● RAW DATA:
# # # #

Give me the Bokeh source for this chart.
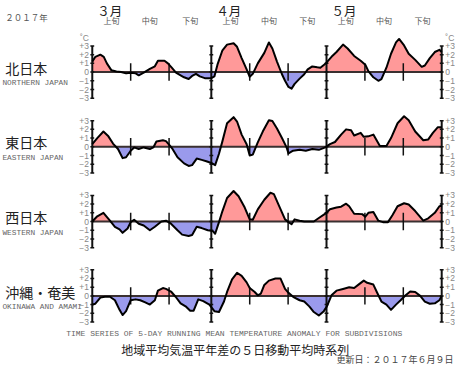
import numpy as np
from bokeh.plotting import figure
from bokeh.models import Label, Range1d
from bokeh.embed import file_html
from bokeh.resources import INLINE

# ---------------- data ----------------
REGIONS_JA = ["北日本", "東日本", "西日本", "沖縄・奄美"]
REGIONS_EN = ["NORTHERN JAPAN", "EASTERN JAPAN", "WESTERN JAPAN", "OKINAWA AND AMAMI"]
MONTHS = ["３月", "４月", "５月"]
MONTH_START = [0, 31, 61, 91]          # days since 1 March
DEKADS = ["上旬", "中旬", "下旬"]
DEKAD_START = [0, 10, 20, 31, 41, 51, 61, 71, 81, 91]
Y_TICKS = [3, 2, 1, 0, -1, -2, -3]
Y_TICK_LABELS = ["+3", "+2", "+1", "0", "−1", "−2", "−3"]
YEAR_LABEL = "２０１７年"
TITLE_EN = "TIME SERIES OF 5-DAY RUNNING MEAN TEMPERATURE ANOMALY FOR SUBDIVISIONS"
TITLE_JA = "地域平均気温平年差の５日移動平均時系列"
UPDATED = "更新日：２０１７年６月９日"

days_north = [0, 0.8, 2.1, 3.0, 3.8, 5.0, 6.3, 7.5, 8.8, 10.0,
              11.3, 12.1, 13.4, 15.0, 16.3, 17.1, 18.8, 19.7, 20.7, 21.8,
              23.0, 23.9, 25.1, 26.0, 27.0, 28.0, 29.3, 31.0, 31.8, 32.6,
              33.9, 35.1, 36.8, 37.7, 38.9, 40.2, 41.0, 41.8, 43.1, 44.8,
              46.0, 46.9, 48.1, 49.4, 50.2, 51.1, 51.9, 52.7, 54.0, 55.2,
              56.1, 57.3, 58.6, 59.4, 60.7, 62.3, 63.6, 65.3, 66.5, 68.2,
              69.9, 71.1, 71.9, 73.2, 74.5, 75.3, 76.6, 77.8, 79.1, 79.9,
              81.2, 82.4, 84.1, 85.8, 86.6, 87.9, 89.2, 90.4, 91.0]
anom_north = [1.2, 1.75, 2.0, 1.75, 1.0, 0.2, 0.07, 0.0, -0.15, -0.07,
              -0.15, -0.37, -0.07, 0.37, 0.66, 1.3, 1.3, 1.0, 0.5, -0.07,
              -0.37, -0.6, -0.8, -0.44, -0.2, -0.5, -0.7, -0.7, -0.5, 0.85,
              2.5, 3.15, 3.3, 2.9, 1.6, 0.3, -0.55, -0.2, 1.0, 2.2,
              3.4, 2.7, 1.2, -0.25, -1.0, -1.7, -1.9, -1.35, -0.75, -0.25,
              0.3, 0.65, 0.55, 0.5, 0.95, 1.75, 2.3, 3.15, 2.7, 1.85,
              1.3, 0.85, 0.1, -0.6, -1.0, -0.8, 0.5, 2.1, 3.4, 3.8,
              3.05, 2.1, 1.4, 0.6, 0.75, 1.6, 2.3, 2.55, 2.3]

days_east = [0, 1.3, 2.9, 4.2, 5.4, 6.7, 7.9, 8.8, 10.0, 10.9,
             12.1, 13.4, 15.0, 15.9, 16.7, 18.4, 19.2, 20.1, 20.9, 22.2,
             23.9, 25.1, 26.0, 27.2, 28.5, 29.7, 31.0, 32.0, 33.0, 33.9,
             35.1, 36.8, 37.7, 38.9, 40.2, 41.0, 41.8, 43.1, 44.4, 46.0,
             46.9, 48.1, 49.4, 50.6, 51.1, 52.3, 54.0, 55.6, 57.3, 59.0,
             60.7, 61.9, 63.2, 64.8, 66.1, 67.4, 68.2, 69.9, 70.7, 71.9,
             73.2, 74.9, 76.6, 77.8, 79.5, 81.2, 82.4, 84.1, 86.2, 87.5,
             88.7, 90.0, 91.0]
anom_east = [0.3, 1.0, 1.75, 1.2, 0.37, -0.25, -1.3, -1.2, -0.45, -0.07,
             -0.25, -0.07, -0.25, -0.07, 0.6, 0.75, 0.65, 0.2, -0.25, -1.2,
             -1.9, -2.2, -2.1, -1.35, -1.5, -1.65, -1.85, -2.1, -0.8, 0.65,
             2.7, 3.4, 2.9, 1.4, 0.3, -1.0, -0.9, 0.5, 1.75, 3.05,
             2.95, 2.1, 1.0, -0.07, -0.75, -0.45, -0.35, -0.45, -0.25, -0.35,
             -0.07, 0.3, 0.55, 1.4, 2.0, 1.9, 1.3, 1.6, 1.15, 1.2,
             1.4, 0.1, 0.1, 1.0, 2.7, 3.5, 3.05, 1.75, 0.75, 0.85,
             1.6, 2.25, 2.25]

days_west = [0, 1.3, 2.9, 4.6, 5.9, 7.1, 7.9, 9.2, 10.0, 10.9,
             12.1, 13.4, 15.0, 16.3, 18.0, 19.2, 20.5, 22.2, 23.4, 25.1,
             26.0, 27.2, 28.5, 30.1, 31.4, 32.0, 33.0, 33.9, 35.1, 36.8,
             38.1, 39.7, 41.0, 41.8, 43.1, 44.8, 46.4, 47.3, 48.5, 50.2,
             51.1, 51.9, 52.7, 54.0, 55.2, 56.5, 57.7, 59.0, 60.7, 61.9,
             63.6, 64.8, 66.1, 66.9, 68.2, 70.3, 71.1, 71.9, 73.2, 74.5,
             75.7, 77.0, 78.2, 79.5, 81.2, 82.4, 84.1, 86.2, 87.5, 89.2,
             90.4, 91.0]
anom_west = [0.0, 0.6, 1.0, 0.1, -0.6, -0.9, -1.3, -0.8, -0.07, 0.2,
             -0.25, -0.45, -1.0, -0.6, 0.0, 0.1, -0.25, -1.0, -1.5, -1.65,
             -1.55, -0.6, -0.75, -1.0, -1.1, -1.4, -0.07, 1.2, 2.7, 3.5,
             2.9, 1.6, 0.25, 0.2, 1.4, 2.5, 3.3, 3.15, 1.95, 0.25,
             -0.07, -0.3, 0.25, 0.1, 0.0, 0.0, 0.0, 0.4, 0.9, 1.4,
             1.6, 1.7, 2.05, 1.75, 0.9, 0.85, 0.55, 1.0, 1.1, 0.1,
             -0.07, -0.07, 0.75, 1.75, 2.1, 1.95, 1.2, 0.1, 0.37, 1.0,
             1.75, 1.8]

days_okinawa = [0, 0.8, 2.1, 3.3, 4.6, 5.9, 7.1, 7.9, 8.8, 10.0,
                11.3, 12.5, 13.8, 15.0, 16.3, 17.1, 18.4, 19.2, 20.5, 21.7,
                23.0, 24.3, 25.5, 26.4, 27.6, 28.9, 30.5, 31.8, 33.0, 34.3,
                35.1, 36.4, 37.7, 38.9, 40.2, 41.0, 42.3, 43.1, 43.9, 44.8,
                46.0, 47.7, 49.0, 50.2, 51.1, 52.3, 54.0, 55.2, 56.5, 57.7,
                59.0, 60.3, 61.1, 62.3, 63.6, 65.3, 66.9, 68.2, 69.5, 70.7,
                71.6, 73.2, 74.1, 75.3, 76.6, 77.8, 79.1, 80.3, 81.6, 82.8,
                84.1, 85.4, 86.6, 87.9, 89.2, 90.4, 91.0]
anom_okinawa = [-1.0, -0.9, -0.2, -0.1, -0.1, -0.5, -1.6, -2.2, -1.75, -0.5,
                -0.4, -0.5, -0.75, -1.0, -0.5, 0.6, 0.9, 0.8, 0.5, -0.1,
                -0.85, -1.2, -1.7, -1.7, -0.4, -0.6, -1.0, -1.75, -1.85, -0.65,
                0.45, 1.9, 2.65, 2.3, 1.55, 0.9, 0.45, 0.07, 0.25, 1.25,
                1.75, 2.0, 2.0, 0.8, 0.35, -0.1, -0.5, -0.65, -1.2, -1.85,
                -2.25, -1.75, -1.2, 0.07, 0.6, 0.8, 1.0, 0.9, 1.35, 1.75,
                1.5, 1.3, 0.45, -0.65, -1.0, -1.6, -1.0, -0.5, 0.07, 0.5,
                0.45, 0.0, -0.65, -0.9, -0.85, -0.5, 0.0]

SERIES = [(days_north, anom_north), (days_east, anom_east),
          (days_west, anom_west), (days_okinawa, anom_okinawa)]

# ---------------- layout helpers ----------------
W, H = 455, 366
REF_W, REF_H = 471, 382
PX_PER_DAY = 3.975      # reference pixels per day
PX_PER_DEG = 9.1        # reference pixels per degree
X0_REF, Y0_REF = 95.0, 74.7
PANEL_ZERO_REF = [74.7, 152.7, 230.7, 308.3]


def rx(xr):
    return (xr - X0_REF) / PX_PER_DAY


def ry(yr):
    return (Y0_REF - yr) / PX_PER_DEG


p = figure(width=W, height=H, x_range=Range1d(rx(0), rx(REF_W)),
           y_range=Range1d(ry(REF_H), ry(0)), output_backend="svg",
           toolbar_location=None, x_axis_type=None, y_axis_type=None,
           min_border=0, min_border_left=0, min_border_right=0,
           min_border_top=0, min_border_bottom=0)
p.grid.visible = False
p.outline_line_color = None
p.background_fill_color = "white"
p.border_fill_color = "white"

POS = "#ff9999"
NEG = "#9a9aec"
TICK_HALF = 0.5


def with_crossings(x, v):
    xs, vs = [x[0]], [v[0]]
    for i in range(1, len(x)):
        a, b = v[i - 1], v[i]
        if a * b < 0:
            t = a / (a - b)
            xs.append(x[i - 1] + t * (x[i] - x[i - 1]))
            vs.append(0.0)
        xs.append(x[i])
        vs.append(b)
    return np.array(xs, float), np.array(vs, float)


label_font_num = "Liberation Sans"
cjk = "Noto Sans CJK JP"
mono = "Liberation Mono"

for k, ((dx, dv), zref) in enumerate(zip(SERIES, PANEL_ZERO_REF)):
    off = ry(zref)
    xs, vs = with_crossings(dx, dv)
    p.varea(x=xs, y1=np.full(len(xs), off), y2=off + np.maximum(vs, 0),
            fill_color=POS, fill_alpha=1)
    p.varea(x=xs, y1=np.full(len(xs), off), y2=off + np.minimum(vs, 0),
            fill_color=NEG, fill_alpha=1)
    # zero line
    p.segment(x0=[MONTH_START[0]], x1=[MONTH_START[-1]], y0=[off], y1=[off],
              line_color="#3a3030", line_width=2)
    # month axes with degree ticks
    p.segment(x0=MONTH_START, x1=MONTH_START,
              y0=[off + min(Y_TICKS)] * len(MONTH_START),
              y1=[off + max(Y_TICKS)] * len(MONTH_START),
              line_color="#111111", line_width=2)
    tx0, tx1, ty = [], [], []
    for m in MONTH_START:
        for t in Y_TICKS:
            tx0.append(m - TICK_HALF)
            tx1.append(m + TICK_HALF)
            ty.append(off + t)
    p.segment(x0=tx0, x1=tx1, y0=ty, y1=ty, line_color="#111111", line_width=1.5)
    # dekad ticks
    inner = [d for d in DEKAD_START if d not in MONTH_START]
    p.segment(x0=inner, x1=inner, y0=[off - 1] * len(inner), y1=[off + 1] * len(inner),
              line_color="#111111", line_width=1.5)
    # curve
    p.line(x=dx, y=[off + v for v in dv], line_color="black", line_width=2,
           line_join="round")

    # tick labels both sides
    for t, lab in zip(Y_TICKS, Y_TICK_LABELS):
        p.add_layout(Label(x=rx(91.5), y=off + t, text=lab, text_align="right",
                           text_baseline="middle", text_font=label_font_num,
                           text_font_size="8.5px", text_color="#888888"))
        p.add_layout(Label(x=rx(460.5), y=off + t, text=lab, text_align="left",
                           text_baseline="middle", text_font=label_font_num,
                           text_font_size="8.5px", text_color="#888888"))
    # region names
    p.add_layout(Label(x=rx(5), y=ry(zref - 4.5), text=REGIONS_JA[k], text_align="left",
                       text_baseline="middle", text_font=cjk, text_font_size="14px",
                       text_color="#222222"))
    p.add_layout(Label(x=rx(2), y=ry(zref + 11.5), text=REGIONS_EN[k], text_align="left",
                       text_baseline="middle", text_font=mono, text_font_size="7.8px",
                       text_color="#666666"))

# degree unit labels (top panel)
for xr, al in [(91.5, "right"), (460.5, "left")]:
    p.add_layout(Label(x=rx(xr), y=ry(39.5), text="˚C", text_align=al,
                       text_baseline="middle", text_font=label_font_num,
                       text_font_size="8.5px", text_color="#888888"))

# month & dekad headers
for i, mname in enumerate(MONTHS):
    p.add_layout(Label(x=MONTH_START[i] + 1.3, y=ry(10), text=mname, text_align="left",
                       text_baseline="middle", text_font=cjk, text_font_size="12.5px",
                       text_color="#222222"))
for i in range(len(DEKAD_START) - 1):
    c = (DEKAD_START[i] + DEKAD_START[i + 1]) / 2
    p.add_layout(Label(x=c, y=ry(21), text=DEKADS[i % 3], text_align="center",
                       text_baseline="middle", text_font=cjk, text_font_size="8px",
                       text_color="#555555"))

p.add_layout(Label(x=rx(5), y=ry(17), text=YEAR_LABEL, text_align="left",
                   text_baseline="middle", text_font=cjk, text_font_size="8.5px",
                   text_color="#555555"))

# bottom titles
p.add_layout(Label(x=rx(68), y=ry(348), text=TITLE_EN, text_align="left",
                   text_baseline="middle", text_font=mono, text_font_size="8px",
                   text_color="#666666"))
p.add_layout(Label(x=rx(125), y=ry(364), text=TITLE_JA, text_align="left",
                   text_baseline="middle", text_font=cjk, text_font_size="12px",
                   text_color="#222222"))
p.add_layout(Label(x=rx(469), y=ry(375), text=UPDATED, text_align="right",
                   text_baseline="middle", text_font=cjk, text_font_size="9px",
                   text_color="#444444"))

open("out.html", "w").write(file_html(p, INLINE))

# # # #

● EXERCISE DESCRIPTION:
Write out exactly the lines between the start of the data and the line with "3.05, 2.1, 1.4, 0.6, 0.75, 1.6, 2.3, 2.55, 2.3]", including both, but none of the pictures.

● TASK ANSWER:
Give me the Bokeh source for this chart.
import numpy as np
from bokeh.plotting import figure
from bokeh.models import Label, Range1d
from bokeh.embed import file_html
from bokeh.resources import INLINE

# ---------------- data ----------------
REGIONS_JA = ["北日本", "東日本", "西日本", "沖縄・奄美"]
REGIONS_EN = ["NORTHERN JAPAN", "EASTERN JAPAN", "WESTERN JAPAN", "OKINAWA AND AMAMI"]
MONTHS = ["３月", "４月", "５月"]
MONTH_START = [0, 31, 61, 91]          # days since 1 March
DEKADS = ["上旬", "中旬", "下旬"]
DEKAD_START = [0, 10, 20, 31, 41, 51, 61, 71, 81, 91]
Y_TICKS = [3, 2, 1, 0, -1, -2, -3]
Y_TICK_LABELS = ["+3", "+2", "+1", "0", "−1", "−2", "−3"]
YEAR_LABEL = "２０１７年"
TITLE_EN = "TIME SERIES OF 5-DAY RUNNING MEAN TEMPERATURE ANOMALY FOR SUBDIVISIONS"
TITLE_JA = "地域平均気温平年差の５日移動平均時系列"
UPDATED = "更新日：２０１７年６月９日"

days_north = [0, 0.8, 2.1, 3.0, 3.8, 5.0, 6.3, 7.5, 8.8, 10.0,
              11.3, 12.1, 13.4, 15.0, 16.3, 17.1, 18.8, 19.7, 20.7, 21.8,
              23.0, 23.9, 25.1, 26.0, 27.0, 28.0, 29.3, 31.0, 31.8, 32.6,
              33.9, 35.1, 36.8, 37.7, 38.9, 40.2, 41.0, 41.8, 43.1, 44.8,
              46.0, 46.9, 48.1, 49.4, 50.2, 51.1, 51.9, 52.7, 54.0, 55.2,
              56.1, 57.3, 58.6, 59.4, 60.7, 62.3, 63.6, 65.3, 66.5, 68.2,
              69.9, 71.1, 71.9, 73.2, 74.5, 75.3, 76.6, 77.8, 79.1, 79.9,
              81.2, 82.4, 84.1, 85.8, 86.6, 87.9, 89.2, 90.4, 91.0]
anom_north = [1.2, 1.75, 2.0, 1.75, 1.0, 0.2, 0.07, 0.0, -0.15, -0.07,
              -0.15, -0.37, -0.07, 0.37, 0.66, 1.3, 1.3, 1.0, 0.5, -0.07,
              -0.37, -0.6, -0.8, -0.44, -0.2, -0.5, -0.7, -0.7, -0.5, 0.85,
              2.5, 3.15, 3.3, 2.9, 1.6, 0.3, -0.55, -0.2, 1.0, 2.2,
              3.4, 2.7, 1.2, -0.25, -1.0, -1.7, -1.9, -1.35, -0.75, -0.25,
              0.3, 0.65, 0.55, 0.5, 0.95, 1.75, 2.3, 3.15, 2.7, 1.85,
              1.3, 0.85, 0.1, -0.6, -1.0, -0.8, 0.5, 2.1, 3.4, 3.8,
              3.05, 2.1, 1.4, 0.6, 0.75, 1.6, 2.3, 2.55, 2.3]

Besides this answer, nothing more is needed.